In the figure of Mowgli, the debate is personified quite literally. Left in the jungle at a very tiny age when his father is killed by the tiger Shere Khan, Mowgli is almost adopted by the panther Bagheera and from then on, raised by a pack of wolves, and called a ‘man cub’. But Shere khan is determined to hunt Mowgli down and finish him off, for he is sure that the ‘man cub’ will grow up to be a man and be the natural enemy of animals as all humans are, for he believes that the true nature of a man cannot be taken away from him.

Shere Khan has a point-Mowgli might have been raised amongst wolves but he struggles to be one like them, lagging behind as his brother wolves sprint on and the wolf elders try again and again to teach him how to live and behave like a wolf. He is constantly reprimanded for using his ‘tricks’- using to his advantage his separated fingers and agile grip to move around and operate stuff that four- legged mammals possibly could not. He is regarded warily by everyone in the jungle, for quite obviously, he walks on twos instead of fours.

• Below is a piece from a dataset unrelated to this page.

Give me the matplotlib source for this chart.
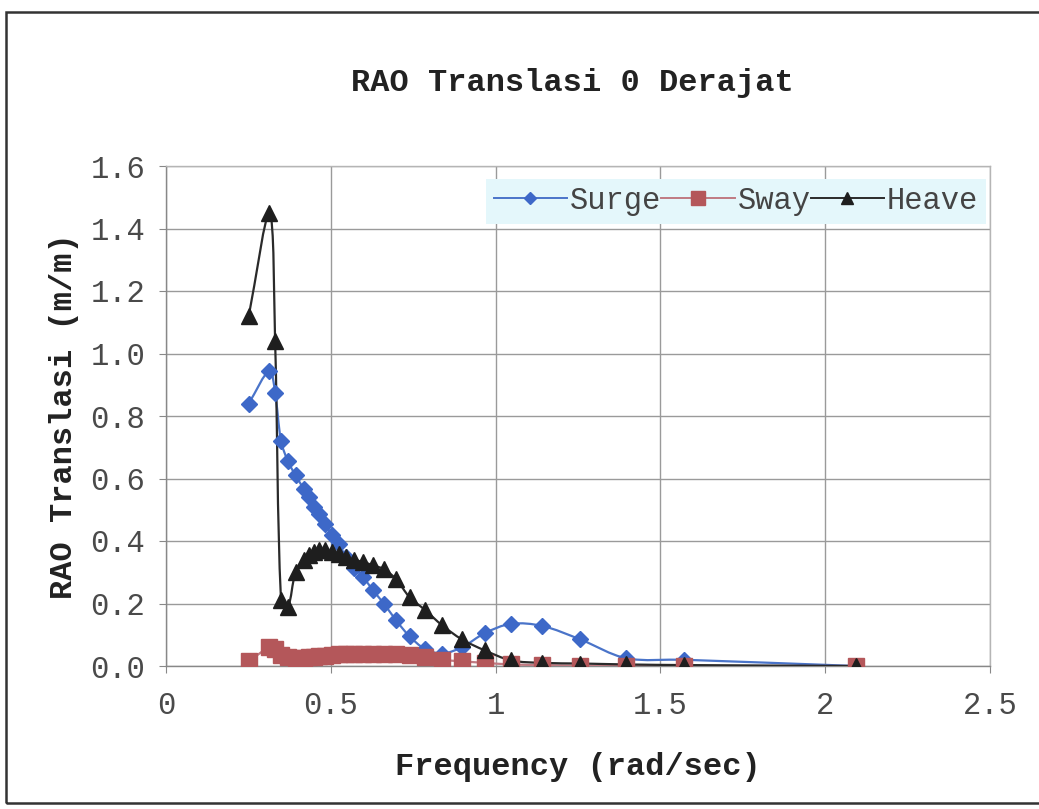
import numpy as np
import matplotlib.pyplot as plt
from matplotlib.path import Path
from matplotlib.patches import PathPatch, Rectangle
from matplotlib.lines import Line2D

#%% data
freq = [0.251, 0.314, 0.331, 0.349, 0.370, 0.393, 0.419, 0.433, 0.449, 0.465,
        0.483, 0.503, 0.524, 0.546, 0.571, 0.598, 0.628, 0.661, 0.698, 0.739,
        0.785, 0.838, 0.898, 0.967, 1.047, 1.142, 1.257, 1.396, 1.571, 2.094]

surge = [0.84, 0.945, 0.875, 0.72, 0.655, 0.61, 0.565, 0.54, 0.51, 0.485,
         0.455, 0.42, 0.39, 0.35, 0.315, 0.285, 0.242, 0.20, 0.146, 0.095,
         0.055, 0.04, 0.06, 0.105, 0.135, 0.128, 0.085, 0.025, 0.02, 0.0]

sway = [0.015, 0.06, 0.055, 0.035, 0.03, 0.027, 0.027, 0.028, 0.03, 0.032,
        0.033, 0.035, 0.037, 0.038, 0.039, 0.039, 0.039, 0.038, 0.037, 0.035,
        0.03, 0.02, 0.015, 0.01, 0.005, 0.003, 0.001, 0.0, 0.0, 0.0]

heave = [1.12, 1.45, 1.04, 0.21, 0.19, 0.30, 0.34, 0.355, 0.365, 0.37,
         0.37, 0.365, 0.36, 0.35, 0.34, 0.333, 0.322, 0.31, 0.278, 0.22,
         0.18, 0.13, 0.085, 0.05, 0.018, 0.01, 0.008, 0.005, 0.003, 0.0]

xticks = [0, 0.5, 1, 1.5, 2, 2.5]
xtick_labels = ['0', '0.5', '1', '1.5', '2', '2.5']
yticks = [0.0, 0.2, 0.4, 0.6, 0.8, 1.0, 1.2, 1.4, 1.6]
ytick_labels = ['0.0', '0.2', '0.4', '0.6', '0.8', '1.0', '1.2', '1.4', '1.6']

W, H = 1039, 809
ax_px = (166, 166, 824, 500)   # left, top, width, height in pixels
xmax, ymax = 2.5, 1.6


def smooth_path(x, y):
    # excel style smoothed line, bezier handles weighted by segment length on screen
    pts = np.column_stack([x, y]).astype(float)
    sc = np.array([ax_px[2] / xmax, ax_px[3] / ymax])
    p = np.vstack([pts[0], pts, pts[-1]])
    d = np.r_[0, np.hypot(*((np.diff(p, axis=0)) * sc).T), 0]
    verts = [pts[0]]
    codes = [Path.MOVETO]
    for i in range(1, len(p) - 2):
        dp, dc, dn = d[i], d[i + 1], d[i + 2]
        w1 = dc / (dp + dc) if dp + dc > 0 else 0.5
        w2 = dc / (dc + dn) if dc + dn > 0 else 0.5
        c1 = p[i] + (p[i + 1] - p[i - 1]) * w1 / 3
        c2 = p[i + 1] - (p[i + 2] - p[i]) * w2 / 3
        verts += [c1, c2, p[i + 1]]
        codes += [Path.CURVE4] * 3
    return Path(verts, codes)


mono = 'Liberation Mono'
fig = plt.figure(figsize=(W / 100, H / 100), dpi=100)
ax = fig.add_axes([ax_px[0] / W, 1 - (ax_px[1] + ax_px[3]) / H, ax_px[2] / W, ax_px[3] / H])

# outer chart frame
fig.patches.append(Rectangle((6 / W, 1 - 803 / H), 1.2, 791 / H, transform=fig.transFigure,
                             fill=False, edgecolor='#333333', linewidth=1.8))

series = [
    ('Surge', surge, '#4a74c9', '#3d68c8', 'D', 8, '#4a74c9'),
    ('Sway', sway, '#c07a82', '#b4575a', 's', 12, '#c07a82'),
    ('Heave', heave, '#2a2a2a', '#1e1e1e', '^', 11, '#2a2a2a'),
]
handles = []
for name, vals, lc, mc, mk, ms, hc in series:
    ax.add_patch(PathPatch(smooth_path(freq, vals), facecolor='none', edgecolor=lc,
                           linewidth=1.6, zorder=3))
    ax.plot(freq, vals, linestyle='none', marker=mk, markersize=ms, color=mc,
            markeredgecolor=mc, zorder=4)
    handles.append(Line2D([], [], color=hc, marker=mk, markersize=ms * 0.8,
                          markerfacecolor=mc, markeredgecolor=mc, linewidth=1.4, label=name))

ax.set_xlim(0, xmax)
ax.set_ylim(0, ymax)
ax.set_xticks(xticks)
ax.set_xticklabels(xtick_labels)
ax.set_yticks(yticks)
ax.set_yticklabels(ytick_labels)
ax.grid(True, color='#9a9a9a', linewidth=1.0)
ax.set_axisbelow(True)
for s in ax.spines.values():
    s.set_color('#b5b5b5')
    s.set_linewidth(1.0)
ax.spines['left'].set_color('#888888')
ax.spines['bottom'].set_color('#888888')
ax.tick_params(axis='both', direction='out', length=5, color='#888888', labelsize=22,
               labelcolor='#4a4a4a')
ax.tick_params(axis='x', pad=13)
ax.tick_params(axis='y', pad=10)
for lab in ax.get_xticklabels() + ax.get_yticklabels():
    lab.set_fontfamily(mono)

ax.set_xlabel('Frequency (rad/sec)', fontfamily=mono, fontweight='bold', fontsize=23,
              color='#222222', labelpad=22)
ax.set_ylabel('RAO Translasi (m/m)', fontfamily=mono, fontweight='bold', fontsize=23,
              color='#222222', labelpad=8)
fig.text(572 / W, 1 - 83 / H, 'RAO Translasi 0 Derajat', fontfamily=mono, fontweight='bold',
         fontsize=23, color='#222222', ha='center', va='center')

leg = ax.legend(handles=handles, loc='upper right', bbox_to_anchor=(0.995, 0.975), ncol=3,
                prop={'family': mono, 'size': 22}, handlelength=2.4, handletextpad=0.1,
                columnspacing=0.0, borderpad=0.25, frameon=True, fancybox=False,
                borderaxespad=0.0)
leg.get_frame().set_facecolor('#e4f7fb')
leg.get_frame().set_edgecolor('none')
leg.get_frame().set_alpha(1)
for t in leg.get_texts():
    t.set_color('#444444')

fig.savefig('out.png', dpi=100, facecolor='white')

But on the other hand, Mowgli is more a creature of the jungle than he was ever of the human world- he speaks the language of the wolves, the panther, the bear, the tiger and the king of the Bander-log. He runs and climbs faster than any human is probably capable of, having been raised among animals. He’s uncannily adept at picking fruits, berries and honey off heights. But more importantly, he identifies himself with the world of the jungle, rather than the world of the humans, and so, is dismayed when he realizes that he will have to go to the human village in order to survive the menace of Shere Khan.

This, right here was, nature versus nurture, but with convincing arguments for both sides- this embodiment of the debate is precisely why I find Mowgli so fascinating.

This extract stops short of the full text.